**Aim:** Print the data exactly, leaving nothing out.

Start

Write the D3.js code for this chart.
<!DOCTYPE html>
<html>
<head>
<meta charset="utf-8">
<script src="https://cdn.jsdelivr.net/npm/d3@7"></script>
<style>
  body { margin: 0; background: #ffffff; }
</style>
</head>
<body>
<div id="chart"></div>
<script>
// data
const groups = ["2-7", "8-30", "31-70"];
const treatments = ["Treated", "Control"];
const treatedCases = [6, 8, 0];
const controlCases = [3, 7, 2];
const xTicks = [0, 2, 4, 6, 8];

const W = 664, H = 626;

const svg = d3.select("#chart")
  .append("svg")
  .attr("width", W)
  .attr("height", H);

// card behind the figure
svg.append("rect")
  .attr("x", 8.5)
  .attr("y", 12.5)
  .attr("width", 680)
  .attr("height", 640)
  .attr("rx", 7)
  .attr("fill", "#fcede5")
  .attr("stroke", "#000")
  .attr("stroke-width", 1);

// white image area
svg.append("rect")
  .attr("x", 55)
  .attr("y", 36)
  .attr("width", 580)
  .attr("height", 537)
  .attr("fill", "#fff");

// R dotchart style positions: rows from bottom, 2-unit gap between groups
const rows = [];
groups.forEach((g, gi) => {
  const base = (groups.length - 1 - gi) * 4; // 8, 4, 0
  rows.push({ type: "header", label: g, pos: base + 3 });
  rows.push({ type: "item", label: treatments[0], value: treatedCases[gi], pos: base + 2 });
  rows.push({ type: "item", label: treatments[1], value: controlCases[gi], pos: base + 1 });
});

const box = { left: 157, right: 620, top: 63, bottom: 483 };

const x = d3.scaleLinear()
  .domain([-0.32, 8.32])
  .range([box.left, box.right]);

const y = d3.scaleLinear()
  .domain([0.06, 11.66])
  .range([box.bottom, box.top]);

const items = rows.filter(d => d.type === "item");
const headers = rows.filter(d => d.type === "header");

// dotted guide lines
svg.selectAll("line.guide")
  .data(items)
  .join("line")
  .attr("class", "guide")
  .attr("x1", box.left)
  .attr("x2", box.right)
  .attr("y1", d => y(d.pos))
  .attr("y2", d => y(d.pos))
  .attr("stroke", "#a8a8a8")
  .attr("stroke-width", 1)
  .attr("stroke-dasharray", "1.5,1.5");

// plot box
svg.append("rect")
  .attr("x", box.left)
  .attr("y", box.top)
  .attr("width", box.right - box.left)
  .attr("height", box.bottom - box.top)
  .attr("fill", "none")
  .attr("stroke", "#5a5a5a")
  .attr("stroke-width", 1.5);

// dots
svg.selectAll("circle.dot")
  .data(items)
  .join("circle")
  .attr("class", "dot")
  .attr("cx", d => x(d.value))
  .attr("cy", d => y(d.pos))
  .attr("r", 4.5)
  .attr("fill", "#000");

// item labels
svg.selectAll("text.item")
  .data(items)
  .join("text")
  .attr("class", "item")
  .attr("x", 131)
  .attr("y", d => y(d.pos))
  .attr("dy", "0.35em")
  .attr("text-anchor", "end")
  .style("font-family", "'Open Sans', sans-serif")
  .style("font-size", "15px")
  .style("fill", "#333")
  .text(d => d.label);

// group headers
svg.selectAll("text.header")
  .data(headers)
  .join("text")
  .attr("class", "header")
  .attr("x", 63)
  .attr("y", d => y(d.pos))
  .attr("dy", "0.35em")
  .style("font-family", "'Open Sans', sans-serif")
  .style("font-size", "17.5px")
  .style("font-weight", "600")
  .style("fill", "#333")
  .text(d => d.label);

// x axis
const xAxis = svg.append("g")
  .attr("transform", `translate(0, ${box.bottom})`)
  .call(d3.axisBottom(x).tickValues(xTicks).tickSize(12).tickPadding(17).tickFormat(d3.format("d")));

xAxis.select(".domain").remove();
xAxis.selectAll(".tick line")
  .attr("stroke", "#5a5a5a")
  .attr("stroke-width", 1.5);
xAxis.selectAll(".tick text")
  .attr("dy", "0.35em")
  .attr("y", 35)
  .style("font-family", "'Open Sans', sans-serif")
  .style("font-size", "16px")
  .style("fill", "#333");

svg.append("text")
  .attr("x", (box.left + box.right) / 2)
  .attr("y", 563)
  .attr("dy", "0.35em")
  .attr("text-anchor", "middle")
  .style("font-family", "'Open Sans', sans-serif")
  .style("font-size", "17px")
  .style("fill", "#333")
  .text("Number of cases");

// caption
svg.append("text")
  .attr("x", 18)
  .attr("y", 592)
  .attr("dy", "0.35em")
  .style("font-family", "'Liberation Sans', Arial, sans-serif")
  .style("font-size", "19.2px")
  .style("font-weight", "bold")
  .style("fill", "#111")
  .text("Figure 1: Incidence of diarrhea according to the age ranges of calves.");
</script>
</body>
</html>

End

**Correct answer:**
Write the D3.js code for this chart.
<!DOCTYPE html>
<html>
<head>
<meta charset="utf-8">
<script src="https://cdn.jsdelivr.net/npm/d3@7"></script>
<style>
  body { margin: 0; background: #ffffff; }
</style>
</head>
<body>
<div id="chart"></div>
<script>
// data
const groups = ["2-7", "8-30", "31-70"];
const treatments = ["Treated", "Control"];
const treatedCases = [6, 8, 0];
const controlCases = [3, 7, 2];
const xTicks = [0, 2, 4, 6, 8];

const W = 664, H = 626;

const svg = d3.select("#chart")
  .append("svg")
  .attr("width", W)
  .attr("height", H);

// card behind the figure
svg.append("rect")
  .attr("x", 8.5)
  .attr("y", 12.5)
  .attr("width", 680)
  .attr("height", 640)
  .attr("rx", 7)
  .attr("fill", "#fcede5")
  .attr("stroke", "#000")
  .attr("stroke-width", 1);

// white image area
svg.append("rect")
  .attr("x", 55)
  .attr("y", 36)
  .attr("width", 580)
  .attr("height", 537)
  .attr("fill", "#fff");

// R dotchart style positions: rows from bottom, 2-unit gap between groups
const rows = [];
groups.forEach((g, gi) => {
  const base = (groups.length - 1 - gi) * 4; // 8, 4, 0
  rows.push({ type: "header", label: g, pos: base + 3 });
  rows.push({ type: "item", label: treatments[0], value: treatedCases[gi], pos: base + 2 });
  rows.push({ type: "item", label: treatments[1], value: controlCases[gi], pos: base + 1 });
});

const box = { left: 157, right: 620, top: 63, bottom: 483 };

const x = d3.scaleLinear()
  .domain([-0.32, 8.32])
  .range([box.left, box.right]);

const y = d3.scaleLinear()
  .domain([0.06, 11.66])
  .range([box.bottom, box.top]);

const items = rows.filter(d => d.type === "item");
const headers = rows.filter(d => d.type === "header");

// dotted guide lines
svg.selectAll("line.guide")
  .data(items)
  .join("line")
  .attr("class", "guide")
  .attr("x1", box.left)
  .attr("x2", box.right)
  .attr("y1", d => y(d.pos))
  .attr("y2", d => y(d.pos))
  .attr("stroke", "#a8a8a8")
  .attr("stroke-width", 1)
  .attr("stroke-dasharray", "1.5,1.5");

// plot box
svg.append("rect")
  .attr("x", box.left)
  .attr("y", box.top)
  .attr("width", box.right - box.left)
  .attr("height", box.bottom - box.top)
  .attr("fill", "none")
  .attr("stroke", "#5a5a5a")
  .attr("stroke-width", 1.5);

// dots
svg.selectAll("circle.dot")
  .data(items)
  .join("circle")
  .attr("class", "dot")
  .attr("cx", d => x(d.value))
  .attr("cy", d => y(d.pos))
  .attr("r", 4.5)
  .attr("fill", "#000");

// item labels
svg.selectAll("text.item")
  .data(items)
  .join("text")
  .attr("class", "item")
  .attr("x", 131)
  .attr("y", d => y(d.pos))
  .attr("dy", "0.35em")
  .attr("text-anchor", "end")
  .style("font-family", "'Open Sans', sans-serif")
  .style("font-size", "15px")
  .style("fill", "#333")
  .text(d => d.label);

// group headers
svg.selectAll("text.header")
  .data(headers)
  .join("text")
  .attr("class", "header")
  .attr("x", 63)
  .attr("y", d => y(d.pos))
  .attr("dy", "0.35em")
  .style("font-family", "'Open Sans', sans-serif")
  .style("font-size", "17.5px")
  .style("font-weight", "600")
  .style("fill", "#333")
  .text(d => d.label);

// x axis
const xAxis = svg.append("g")
  .attr("transform", `translate(0, ${box.bottom})`)
  .call(d3.axisBottom(x).tickValues(xTicks).tickSize(12).tickPadding(17).tickFormat(d3.format("d")));

xAxis.select(".domain").remove();
xAxis.selectAll(".tick line")
  .attr("stroke", "#5a5a5a")
  .attr("stroke-width", 1.5);
xAxis.selectAll(".tick text")
  .attr("dy", "0.35em")
  .attr("y", 35)
  .style("font-family", "'Open Sans', sans-serif")
  .style("font-size", "16px")
  .style("fill", "#333");

svg.append("text")
  .attr("x", (box.left + box.right) / 2)
  .attr("y", 563)
  .attr("dy", "0.35em")
  .attr("text-anchor", "middle")
  .style("font-family", "'Open Sans', sans-serif")
  .style("font-size", "17px")
  .style("fill", "#333")
  .text("Number of cases");

// caption
svg.append("text")
  .attr("x", 18)
  .attr("y", 592)
  .attr("dy", "0.35em")
  .style("font-family", "'Liberation Sans', Arial, sans-serif")
  .style("font-size", "19.2px")
  .style("font-weight", "bold")
  .style("fill", "#111")
  .text("Figure 1: Incidence of diarrhea according to the age ranges of calves.");
</script>
</body>
</html>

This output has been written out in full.